Let me hereby add my harmonic voice to the burgeoning chorus of lawyers, politicians, professors and pundits who believe that President Barack Obama's Justice Department should not even attempt to prosecute Bush Administration officials who authorized the use of torture against terror detainees. Even if such prosecutions are legally tenable - and I doubt they are - the spectacle of public trials over anti-terror measures would split asunder the unity that Team Obama has tried to foster since his election to the White House.
Instead, as many terror-law geeks already have suggested, Washington's new leaders ought to spend whatever political capital they have in this area on the formation and endorsement of a blue-ribbon commission, similar to the vaunted 9/11 Commission, that would investigate all aspects of the Bush administration's torture policies. At a minimum, the American people deserve a full accounting of how it came to pass that so many leaders (elected and unelected) approved and implemented such practices in our name and on our behalf. Call it the "National Commission on Torture Policies."
Indeed, the very act of chartering such a commission, and ensuring that it is fair and thorough, would send a productive message to the world (so much of it disappointed in the loss of our moral standing caused by Abu Ghraib and other torture-related scandals.). That message would be this: Even when we make grievous mistakes in judgment, we, as a people and a nation, have the self awareness and confidence in our own institutions, to shine a public light on those failures in order to help ensure that they do not occur again. In my view, there is no excuse for the machinations which led us to waterboard people. But a frank explanation sure would be helpful.
So how to do it? Well, first, the White House has to find courageous, bright, dogged people to head up the Torture Commission. A few years ago, Thomas H. Kean and Lee H. Hamilton, two lions of governance and integrity, chaired the 9/11 Commission, the final report of which was called by the Brookings Institution "an invaluable, detailed and authoritative history." Why not, then, bring those two men back and allow them to chair the new commission?
They already are experts in our government's response to September 11, 2001. They already know how to investigate well without jeopardizing national security. They know how to deal with classified information. They'd be perfect stars in a sequel. But they would need help. Former senator John Warner (R-Va.), head of the Armed Services Committee for so many years, also should be asked to serve. What a valuable institutional voice he would be. Bob Kerrey, another veteran of the 9/11 Commission, also should be invited back and maybe someone should call Gary Hart, who wrote about terrorism long before it was "popular" to do so.
The nation also would be served by inviting non-governmental experts to help in the effort to undercover the layers of deceit that marked our trail into torture. How about Georgetown Law Professor David Cole, one of academia's leading voices in describing the legal impact on the war on terror.
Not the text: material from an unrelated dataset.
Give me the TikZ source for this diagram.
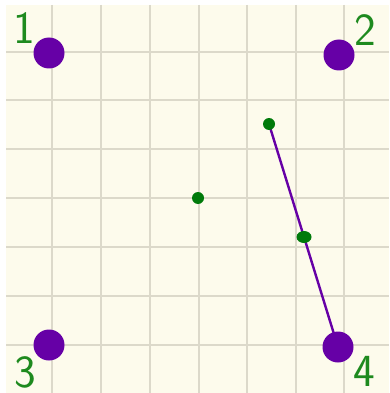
\documentclass[tikz,border=0pt]{standalone}
\usetikzlibrary{shapes.geometric}
\definecolor{cream}{HTML}{FDFBEC}
\definecolor{gridc}{HTML}{DCD9CA}
\definecolor{dotpurple}{HTML}{6600A6}
\definecolor{dotgreen}{HTML}{007A0A}
\definecolor{labgreen}{HTML}{1E8A1E}
\tikzset{
  bigdot/.style={circle,fill=dotpurple,inner sep=0pt,minimum size=31pt},
  smalldot/.style={circle,fill=dotgreen,inner sep=0pt,minimum size=12pt},
  ovaldot/.style={ellipse,fill=dotgreen,inner sep=0pt,minimum width=15pt,minimum height=12pt},
  numlabel/.style={text=labgreen,font=\sffamily\fontsize{46}{46}\selectfont,inner sep=0pt},
  gridline/.style={draw=gridc,line width=1.1pt},
  pathline/.style={draw=dotpurple,line width=2.4pt,line join=round}
}
\begin{document}
\begin{tikzpicture}[x=1pt,y=-1pt]
\useasboundingbox (0,0) rectangle (389,393);
\fill[white] (0,0) rectangle (389,393);
\fill[cream] (6,5) rectangle (389,393);
\foreach \gx in {52,101,150,199,247,296,344} {
  \draw[gridline] (\gx,5) -- (\gx,393);
}
\foreach \gy in {52,100,149,198,247,296,345} {
  \draw[gridline] (6,\gy) -- (389,\gy);
}
\coordinate (pa) at (269,124);
\coordinate (pb) at (304,237);
\coordinate (pd) at (338,347);
\draw[pathline] (pa) -- (pb) -- (pd);
\node[bigdot] (d1) at (49,53) {};
\node[bigdot] (d2) at (339,55) {};
\node[bigdot] (d3) at (49,345) {};
\node[bigdot] (d4) at (pd) {};
\node[smalldot] (g1) at (pa) {};
\node[ovaldot] (g2) at (pb) {};
\node[smalldot] (g3) at (198,198) {};
\node[numlabel] (l1) at (24,28) {1};
\node[numlabel] (l2) at (365,30) {2};
\node[numlabel] (l3) at (25,372) {3};
\node[numlabel] (l4) at (364,371) {4};
\end{tikzpicture}
\end{document}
He's been a strident critic of the current administration's legal decisions - but this shouldn't discount him. Ruth Wedgwood, currently a law professor at Johns Hopkins University, and Scott Silliman, an expert in military law at Duke, also would be good choices to serve. They are each brilliant and level-headed.
But we can't just populate the panel with eggheads. Any commission on torture is going to need a dogged investigate arm - led by someone who isn't afraid of powerful people. That's why President Obama should ask Patrick J. Fitzgerald, currently the U.S. Attorney in Illinois, to serve on the panel as its lead investigator. Fitzgerald, who went after I. Lewis "Scooter" Libby in the CIA Leak Case won't be afraid to go after Dick Cheney and John Yoo and David Addington. Perhaps it is also time to call to public service journalists Jane Meyer and Benjamin Wittes, who also know more than most about justice in a time of terror. They would help shed light where darkness now lies.
To do it right, to give the new commission the best chance to succeed, the White House will have to make some compromises. For example, the Justice Department should grant full legal immunity (except for perjury) to any and all government witnesses who are called testify. This guarantees that there will be no future torture prosecutions. But it also guarantees that we all will know more about what happened and why. To me, this honesty and transparency is more valuable than some pyrrhic court battle that would last for years without any assurance of success. Sometimes those who deserve punishment evade it. That's just life.
Without such immunity, Yoo and Addington and Cheney and Gonzales and all the other architects and builders of the road to Abu Ghraib would be able to remain mute. With it they would be forced under threat of contempt sanctions to swear under oath and then testify truthfully. And to help ensure that these former officials and others speak fully and candidly, the White House also should be prepared to waive "executive privilege" to the extent that it is raised by the men and women who technically legalized such odious work. If these officials still don't talk, or if they commit perjury, the federal courts will not look kindly upon them.
It's time for us to face our mistakes; to air our dirty laundry on torture, and to come up with recommendations so we can avoid this down the road. That won't happen in a criminal case against Alberto Gonzales or Dick Cheney (who's proudly admitted his role in approving harsh interrogation methods). It will happen when Democrats and Republicans together search for answers the way they did in formulating the 9/11 Commission Report. And, not for nothing, if anyone on the panel needs an over-experienced but diligent clerk, well, count me in.